Pelo dano. Já são conhecidos vários exemplos de fake news causando suicídios, homicídios, linchamentos morais, especulações e fraudes financeiras (como a recente falsa informação relacionada com o Pix). Na política, há vários exemplos de fake news que enganam o cidadão, levando-o a votar com base em informações falsas, como mamadeira de piroca, kit gay, fechamento de igrejas, etc.

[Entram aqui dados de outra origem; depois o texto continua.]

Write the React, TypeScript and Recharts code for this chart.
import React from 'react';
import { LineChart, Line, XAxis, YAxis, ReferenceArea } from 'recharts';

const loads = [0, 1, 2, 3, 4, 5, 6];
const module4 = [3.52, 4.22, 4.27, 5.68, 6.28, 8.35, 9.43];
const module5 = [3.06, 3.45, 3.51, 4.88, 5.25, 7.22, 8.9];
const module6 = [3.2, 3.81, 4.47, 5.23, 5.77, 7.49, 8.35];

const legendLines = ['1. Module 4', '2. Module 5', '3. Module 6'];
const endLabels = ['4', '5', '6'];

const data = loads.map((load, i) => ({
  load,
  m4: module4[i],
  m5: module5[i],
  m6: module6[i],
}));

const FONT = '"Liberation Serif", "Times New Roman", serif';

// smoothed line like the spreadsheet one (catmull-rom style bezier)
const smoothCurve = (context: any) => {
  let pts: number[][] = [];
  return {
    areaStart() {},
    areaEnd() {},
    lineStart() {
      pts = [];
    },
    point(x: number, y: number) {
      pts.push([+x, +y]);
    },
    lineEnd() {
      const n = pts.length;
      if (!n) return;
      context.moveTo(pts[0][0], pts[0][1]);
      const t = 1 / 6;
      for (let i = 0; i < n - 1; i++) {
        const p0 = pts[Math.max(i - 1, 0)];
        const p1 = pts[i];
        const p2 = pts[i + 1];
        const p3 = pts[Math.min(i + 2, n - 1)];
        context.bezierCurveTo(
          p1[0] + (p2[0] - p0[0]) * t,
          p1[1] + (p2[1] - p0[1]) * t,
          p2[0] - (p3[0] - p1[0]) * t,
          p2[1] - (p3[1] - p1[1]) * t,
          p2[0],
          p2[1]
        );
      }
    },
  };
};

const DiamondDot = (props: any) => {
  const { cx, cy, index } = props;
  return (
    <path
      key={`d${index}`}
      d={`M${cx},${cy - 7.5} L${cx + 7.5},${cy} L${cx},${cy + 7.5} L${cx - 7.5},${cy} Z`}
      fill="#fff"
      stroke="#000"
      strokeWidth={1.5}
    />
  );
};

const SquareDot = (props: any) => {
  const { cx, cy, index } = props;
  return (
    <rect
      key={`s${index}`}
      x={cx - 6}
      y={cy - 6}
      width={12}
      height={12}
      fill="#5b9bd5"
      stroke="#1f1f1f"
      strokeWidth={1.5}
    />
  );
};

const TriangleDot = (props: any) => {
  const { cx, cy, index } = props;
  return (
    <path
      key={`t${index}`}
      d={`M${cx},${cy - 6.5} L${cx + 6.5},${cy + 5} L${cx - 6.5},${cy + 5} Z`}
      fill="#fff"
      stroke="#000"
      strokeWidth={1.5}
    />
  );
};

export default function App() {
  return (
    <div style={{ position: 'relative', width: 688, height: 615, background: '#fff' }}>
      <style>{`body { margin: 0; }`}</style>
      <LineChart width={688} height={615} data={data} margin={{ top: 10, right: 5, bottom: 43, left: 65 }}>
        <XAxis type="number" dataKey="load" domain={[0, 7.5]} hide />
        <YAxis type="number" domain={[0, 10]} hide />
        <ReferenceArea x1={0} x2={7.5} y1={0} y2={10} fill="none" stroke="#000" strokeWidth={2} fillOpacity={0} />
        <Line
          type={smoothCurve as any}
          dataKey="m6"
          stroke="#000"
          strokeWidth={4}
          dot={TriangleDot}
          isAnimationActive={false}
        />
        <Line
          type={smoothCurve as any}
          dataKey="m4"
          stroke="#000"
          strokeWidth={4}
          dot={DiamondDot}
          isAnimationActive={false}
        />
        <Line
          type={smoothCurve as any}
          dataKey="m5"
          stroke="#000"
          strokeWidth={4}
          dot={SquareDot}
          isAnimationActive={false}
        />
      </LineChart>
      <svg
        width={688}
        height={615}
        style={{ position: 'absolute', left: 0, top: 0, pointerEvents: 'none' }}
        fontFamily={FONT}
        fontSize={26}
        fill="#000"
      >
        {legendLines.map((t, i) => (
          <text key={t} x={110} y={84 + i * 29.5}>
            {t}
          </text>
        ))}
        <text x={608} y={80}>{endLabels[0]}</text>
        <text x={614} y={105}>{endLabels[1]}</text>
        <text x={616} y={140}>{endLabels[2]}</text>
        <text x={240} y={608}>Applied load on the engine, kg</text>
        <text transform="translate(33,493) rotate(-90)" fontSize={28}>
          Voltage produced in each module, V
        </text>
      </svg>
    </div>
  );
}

Os donos das redes sociais têm o poder de ampliar, via algoritmo, o alcance e o impacto gerado por mensagens de seu interesse
Pela impunidade. Não existem leis claramente aplicáveis que permitam punir os autores das fake news. E, pior, há pessoas que defendem a sua não existência em prol de uma suposta liberdade de expressão – como se existisse o direito de enganar outros em proveito próprio. Além da falta de leis, os falsos perfis permitem que essas mentiras sejam feitas anonimamente e ampliadas por muitos robôs, dando aparente credibilidade à falsidade.
Pela concentração de poder. Esse é um aspecto pouco mencionado, mas ainda mais grave. Os donos das redes sociais, as big techs, se desobrigam de qualquer responsabilidade pelo conteúdo das mensagens, mas têm o poder de ampliar, via algoritmo, o alcance e o impacto gerado por mensagens de seu interesse e, no sentido contrário, praticamente ofuscar os desmentidos ou mensagens que os desagradem. Assim, eles têm o poder de criar “verdades” que os interessam.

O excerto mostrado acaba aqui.